Plastic will become less accepted

Kim Kiner, director of marketing and product development of Acme Frame Products relates the popularity of gold frames to a design trend (“romantic, ornate, rich-looking”) evident throughout home decor. This trend has inspired Acme’s new Profile Gallery Collection of frames, which features wide gold moldings, gold accents, and velour door backs. The collection also includes some foil-wrapped floral designs.

In addition, the museum or gallery look and miniature frames continue to be strong, mass market vendors report. Ceramic frames, on the other hand, have grown very weak.

Some vendors feel that, even among mass market customers, plastic will become less accepted as a substitute for wood. “I think plastic frames will become more promotional. Customers are asking for something real,” comments Steven Scheyer, executive vice president of Decorel. “It’s part of the same trend that is also evident in the return to steak.

“People never really left wood,” Scheyer adds. “It’s just that plastic became a new vehicle for a time. Wood will become more important because of its high perceived value.”

“Real wood frames are making a comeback, and we’re gearing toward that,” advises Jamie Hirsch, vice president of Structural Industries. People can only be fooled by plastic for so long. They will be willing to pay a little more for wood.”

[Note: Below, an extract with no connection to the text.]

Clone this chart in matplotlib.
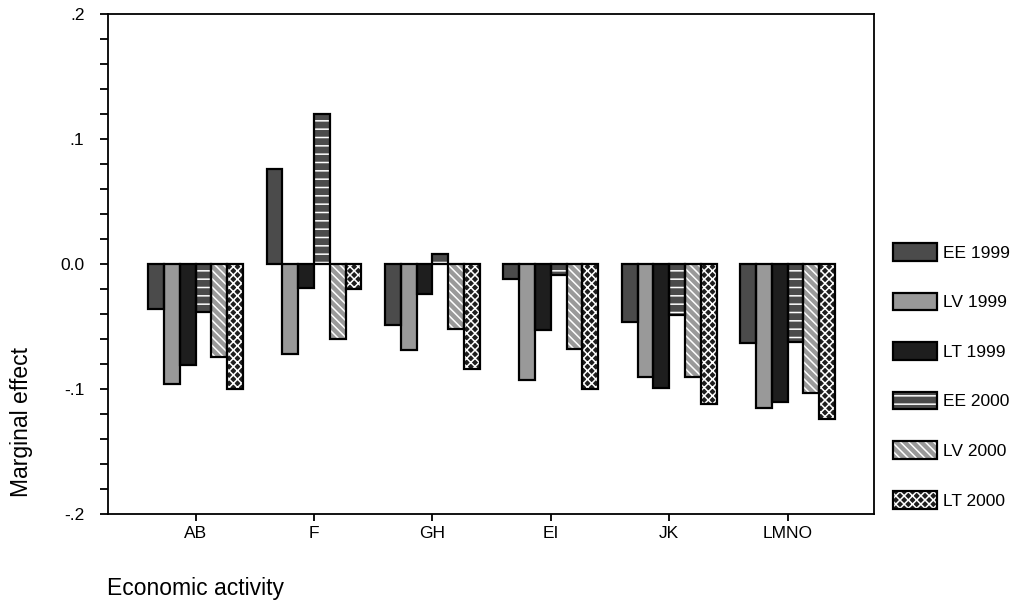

Structural is introducing a wood frame for displaying collectibles such as dried flowers, shells and coins. The 1.5 inch-deep frame gives a shadowbox effect, Hirsch notes. it can also be used for photos.

Michael Block president of Loui Michel Cie says he sees “some resistance to plastic now” as a substitute for wood. “Where possible, the customer prefers real wood.”

Another vendor, however, denies there is any consumer resistance to plastic instead of wood, saying this is just an idea some fellow vendors are trying to sell to buyers. “The trend is not that way at all. Unless the plastic frame is overpriced, what matters to consumers is what it looks like, not what it’s made of.”

Norm Grafstein, vice president of North American Enclosures says upscale plastic frames still enjoy high perceived value, but adds that consumers may believe them to be wood. The influx of these frames is forcing wood resources to become more technologically efficient, according to Grafstein.

Magee Co., which is primarily a resource for wood frames, especially solid oak ones, is experimenting with plastics, Frank Bigger, president, reveals. “Lumber prices have done nothing but go up. You can do things with plastic that you can’t do with wood-and vice-versa.”

According to Scheyer of Decorel, a growing consumer preference for real wood also translates into a preference for natural wood finishes over colors. “Customers want longevity,” as represented by oak, light ash and whitewash finishes. Decorel, for its part, is being more cautious about introducing color assortments, he reports.

However, Slater of Intercraft says that”colors, especially greens and blues, are good on wood or any kind of fashion material.”

In the upscale market, where many of the same design trends prevail as at mass, a shift may be occurring from wood toward metal and mixed-media frames. At Kohl’s, metal frames have become as dominant as wood frames were just a year ago, according to Gary Lewandowski. “The business changes so quickly that you’ve got to keep your eye on it. Last year, brass was downtrending, and wood was hot.”